== Provided records ==

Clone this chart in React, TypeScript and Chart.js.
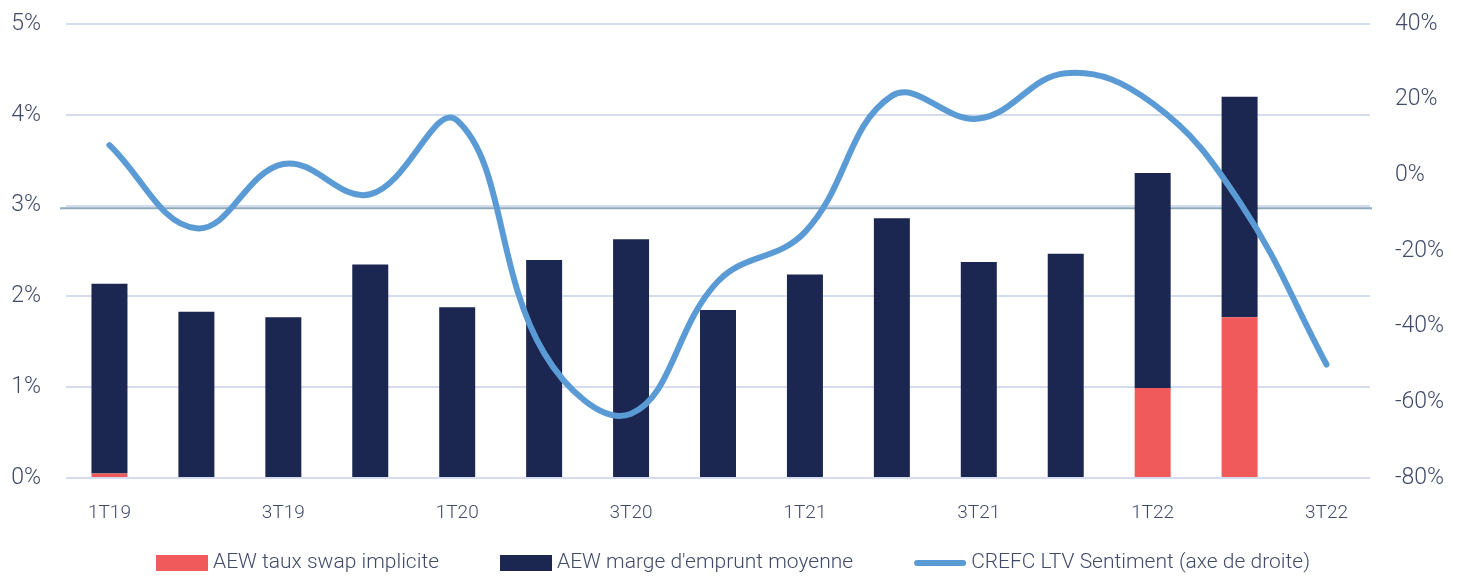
import { useEffect, useRef } from 'react';
import { Chart, registerables } from 'chart.js';

Chart.register(...registerables);

const quarters = ['1T19', '2T19', '3T19', '4T19', '1T20', '2T20', '3T20', '4T20', '1T21', '2T21', '3T21', '4T21', '1T22', '2T22', '3T22'];
const swapRate = [0.05, 0, 0, 0, 0, 0, 0, 0, 0, 0, 0, 0, 0.99, 1.77, null];
const borrowingMargin = [2.09, 1.83, 1.77, 2.35, 1.88, 2.4, 2.63, 1.85, 2.24, 2.86, 2.38, 2.47, 2.37, 2.43, null];
const ltvSentiment = [8, -14, 3, -5, 14.5, -47, -63, -28, -15, 21, 15, 27, 19, -7, -50];
const leftTicks = { min: 0, max: 5, step: 1 };
const rightTicks = { min: -80, max: 40, step: 20 };
const referenceLevel = 2.97;

const RED = '#F05A5B';
const NAVY = '#1B2651';
const LINE = '#5B9BD5';
const TEXT = '#414A6B';
const GRID = '#D6DCEF';
const FONT = 'Roboto';

const refLinePlugin = {
  id: 'refLine',
  beforeDatasetsDraw(chart: any) {
    const { ctx, chartArea, scales } = chart;
    const y = scales.y.getPixelForValue(referenceLevel);
    ctx.save();
    ctx.strokeStyle = '#8EA9B8';
    ctx.lineWidth = 2;
    ctx.beginPath();
    ctx.moveTo(chartArea.left - 6, y);
    ctx.lineTo(chartArea.right + 2, y);
    ctx.stroke();
    ctx.restore();
  },
};

const legendPlugin = {
  id: 'customLegend',
  afterDraw(chart: any) {
    const { ctx } = chart;
    const datasets = chart.data.datasets;
    const boxW = 52;
    const boxH = 16;
    const gapText = 5;
    const gapItem = 61;
    ctx.save();
    ctx.font = `300 21px ${FONT}`;
    const widths = datasets.map((ds: any) => boxW + gapText + ctx.measureText(ds.label).width);
    const total = widths.reduce((a: number, b: number) => a + b, 0) + gapItem * (datasets.length - 1);
    let x = chart.width / 2 - total / 2;
    const cy = chart.height - 10;
    ctx.textBaseline = 'middle';
    ctx.textAlign = 'left';
    datasets.forEach((ds: any, i: number) => {
      if (ds.type === 'line') {
        ctx.strokeStyle = ds.borderColor;
        ctx.lineWidth = 6;
        ctx.lineCap = 'round';
        ctx.beginPath();
        ctx.moveTo(x + 3, cy);
        ctx.lineTo(x + boxW - 3, cy);
        ctx.stroke();
      } else {
        ctx.fillStyle = ds.backgroundColor;
        ctx.fillRect(x, cy - boxH / 2, boxW, boxH);
      }
      ctx.fillStyle = TEXT;
      ctx.fillText(ds.label, x + boxW + gapText, cy);
      x += widths[i] + gapItem;
    });
    ctx.restore();
  },
};

export default function App() {
  const ref = useRef<HTMLCanvasElement>(null);
  useEffect(() => {
    const chart = new Chart(ref.current!, {
      type: 'bar',
      data: {
        labels: quarters,
        datasets: [
          {
            type: 'bar',
            label: 'AEW taux swap implicite',
            data: swapRate,
            backgroundColor: RED,
            yAxisID: 'y',
            order: 1,
            barPercentage: 1,
            categoryPercentage: 0.414,
          },
          {
            type: 'bar',
            label: "AEW marge d'emprunt moyenne",
            data: borrowingMargin,
            backgroundColor: NAVY,
            yAxisID: 'y',
            order: 1,
            barPercentage: 1,
            categoryPercentage: 0.414,
          },
          {
            type: 'line',
            label: 'CREFC LTV Sentiment (axe de droite)',
            data: ltvSentiment,
            borderColor: LINE,
            backgroundColor: LINE,
            borderWidth: 6,
            borderCapStyle: 'round',
            tension: 0.4,
            pointRadius: 0,
            yAxisID: 'y1',
            order: 0,
          },
        ] as any,
      },
      plugins: [refLinePlugin, legendPlugin],
      options: {
        animation: false,
        responsive: true,
        maintainAspectRatio: false,
        layout: { padding: { top: 16, left: 0, right: 0, bottom: 35 } },
        plugins: {
          tooltip: { enabled: false },
          legend: { display: false },
        },
        scales: {
          x: {
            stacked: true,
            grid: { display: false, drawTicks: false },
            border: { display: false },
            afterFit: (s: any) => {
              s.height = 60;
            },
            ticks: {
              autoSkip: false,
              maxRotation: 0,
              padding: 24,
              color: TEXT,
              font: { family: FONT, size: 19, weight: '300' },
              callback: (_v: any, i: number) => (i % 2 === 0 ? quarters[i] : ''),
            },
          },
          y: {
            stacked: true,
            position: 'left',
            min: leftTicks.min,
            max: leftTicks.max,
            grid: { color: GRID, lineWidth: 2, drawTicks: false },
            border: { display: false },
            afterFit: (s: any) => {
              s.width = 58;
              s.paddingTop = 0;
              s.paddingBottom = 0;
            },
            ticks: {
              stepSize: leftTicks.step,
              padding: 25,
              color: TEXT,
              font: { family: FONT, size: 23, weight: '300' },
              callback: (v: any) => v + '%',
            },
          },
          y1: {
            position: 'right',
            min: rightTicks.min,
            max: rightTicks.max,
            grid: { display: false, drawTicks: false },
            border: { display: false },
            afterFit: (s: any) => {
              s.width = 88;
              s.paddingTop = 0;
              s.paddingBottom = 0;
            },
            ticks: {
              stepSize: rightTicks.step,
              padding: 25,
              color: TEXT,
              font: { family: FONT, size: 23, weight: '300' },
              callback: (v: any) => v + '%',
            },
          },
        },
      } as any,
    });
    return () => chart.destroy();
  }, []);
  return (
    <div style={{ width: 1450, height: 565, position: 'relative' }}>
      <canvas ref={ref} />
    </div>
  );
}
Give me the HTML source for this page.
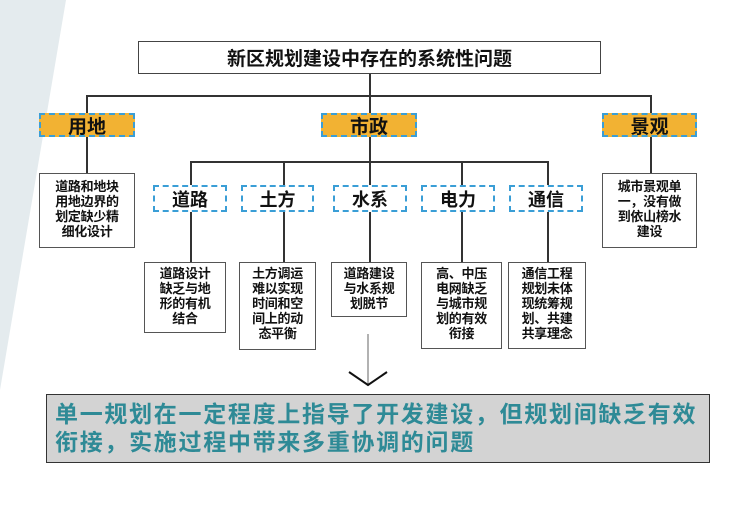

===

What you need to do: Leave out the pictures and print every line of the data exactly.

Written response:
Clone this chart in React, TypeScript and Chart.js.
import { useEffect, useRef } from 'react';
import { Chart, registerables } from 'chart.js';

Chart.register(...registerables);

const quarters = ['1T19', '2T19', '3T19', '4T19', '1T20', '2T20', '3T20', '4T20', '1T21', '2T21', '3T21', '4T21', '1T22', '2T22', '3T22'];
const swapRate = [0.05, 0, 0, 0, 0, 0, 0, 0, 0, 0, 0, 0, 0.99, 1.77, null];
const borrowingMargin = [2.09, 1.83, 1.77, 2.35, 1.88, 2.4, 2.63, 1.85, 2.24, 2.86, 2.38, 2.47, 2.37, 2.43, null];
const ltvSentiment = [8, -14, 3, -5, 14.5, -47, -63, -28, -15, 21, 15, 27, 19, -7, -50];
const leftTicks = { min: 0, max: 5, step: 1 };
const rightTicks = { min: -80, max: 40, step: 20 };
const referenceLevel = 2.97;

const RED = '#F05A5B';
const NAVY = '#1B2651';
const LINE = '#5B9BD5';
const TEXT = '#414A6B';
const GRID = '#D6DCEF';
const FONT = 'Roboto';

const refLinePlugin = {
  id: 'refLine',
  beforeDatasetsDraw(chart: any) {
    const { ctx, chartArea, scales } = chart;
    const y = scales.y.getPixelForValue(referenceLevel);
    ctx.save();
    ctx.strokeStyle = '#8EA9B8';
    ctx.lineWidth = 2;
    ctx.beginPath();
    ctx.moveTo(chartArea.left - 6, y);
    ctx.lineTo(chartArea.right + 2, y);
    ctx.stroke();
    ctx.restore();
  },
};

const legendPlugin = {
  id: 'customLegend',
  afterDraw(chart: any) {
    const { ctx } = chart;
    const datasets = chart.data.datasets;
    const boxW = 52;
    const boxH = 16;
    const gapText = 5;
    const gapItem = 61;
    ctx.save();
    ctx.font = `300 21px ${FONT}`;
    const widths = datasets.map((ds: any) => boxW + gapText + ctx.measureText(ds.label).width);
    const total = widths.reduce((a: number, b: number) => a + b, 0) + gapItem * (datasets.length - 1);
    let x = chart.width / 2 - total / 2;
    const cy = chart.height - 10;
    ctx.textBaseline = 'middle';
    ctx.textAlign = 'left';
    datasets.forEach((ds: any, i: number) => {
      if (ds.type === 'line') {
        ctx.strokeStyle = ds.borderColor;
        ctx.lineWidth = 6;
        ctx.lineCap = 'round';
        ctx.beginPath();
        ctx.moveTo(x + 3, cy);
        ctx.lineTo(x + boxW - 3, cy);
        ctx.stroke();
      } else {
        ctx.fillStyle = ds.backgroundColor;
        ctx.fillRect(x, cy - boxH / 2, boxW, boxH);
      }
      ctx.fillStyle = TEXT;
      ctx.fillText(ds.label, x + boxW + gapText, cy);
      x += widths[i] + gapItem;
    });
    ctx.restore();
  },
};

export default function App() {
  const ref = useRef<HTMLCanvasElement>(null);
  useEffect(() => {
    const chart = new Chart(ref.current!, {
      type: 'bar',
      data: {
        labels: quarters,
        datasets: [
          {
            type: 'bar',
            label: 'AEW taux swap implicite',
            data: swapRate,
            backgroundColor: RED,
            yAxisID: 'y',
            order: 1,
            barPercentage: 1,
            categoryPercentage: 0.414,
          },
          {
            type: 'bar',
            label: "AEW marge d'emprunt moyenne",
            data: borrowingMargin,
            backgroundColor: NAVY,
            yAxisID: 'y',
            order: 1,
            barPercentage: 1,
            categoryPercentage: 0.414,
          },
          {
            type: 'line',
            label: 'CREFC LTV Sentiment (axe de droite)',
            data: ltvSentiment,
            borderColor: LINE,
            backgroundColor: LINE,
            borderWidth: 6,
            borderCapStyle: 'round',
            tension: 0.4,
            pointRadius: 0,
            yAxisID: 'y1',
            order: 0,
          },
        ] as any,
      },
      plugins: [refLinePlugin, legendPlugin],
      options: {
        animation: false,
        responsive: true,
        maintainAspectRatio: false,
        layout: { padding: { top: 16, left: 0, right: 0, bottom: 35 } },
        plugins: {
          tooltip: { enabled: false },
          legend: { display: false },
        },
        scales: {
          x: {
            stacked: true,
            grid: { display: false, drawTicks: false },
            border: { display: false },
            afterFit: (s: any) => {
              s.height = 60;
            },
            ticks: {
              autoSkip: false,
              maxRotation: 0,
              padding: 24,
              color: TEXT,
              font: { family: FONT, size: 19, weight: '300' },
              callback: (_v: any, i: number) => (i % 2 === 0 ? quarters[i] : ''),
            },
          },
          y: {
            stacked: true,
            position: 'left',
            min: leftTicks.min,
            max: leftTicks.max,
            grid: { color: GRID, lineWidth: 2, drawTicks: false },
            border: { display: false },
            afterFit: (s: any) => {
              s.width = 58;
              s.paddingTop = 0;
              s.paddingBottom = 0;
            },
            ticks: {
              stepSize: leftTicks.step,
              padding: 25,
              color: TEXT,
              font: { family: FONT, size: 23, weight: '300' },
              callback: (v: any) => v + '%',
            },
          },
          y1: {
            position: 'right',
            min: rightTicks.min,
            max: rightTicks.max,
            grid: { display: false, drawTicks: false },
            border: { display: false },
            afterFit: (s: any) => {
              s.width = 88;
              s.paddingTop = 0;
              s.paddingBottom = 0;
            },
            ticks: {
              stepSize: rightTicks.step,
              padding: 25,
              color: TEXT,
              font: { family: FONT, size: 23, weight: '300' },
              callback: (v: any) => v + '%',
            },
          },
        },
      } as any,
    });
    return () => chart.destroy();
  }, []);
  return (
    <div style={{ width: 1450, height: 565, position: 'relative' }}>
      <canvas ref={ref} />
    </div>
  );
}
Give me the HTML source for this page.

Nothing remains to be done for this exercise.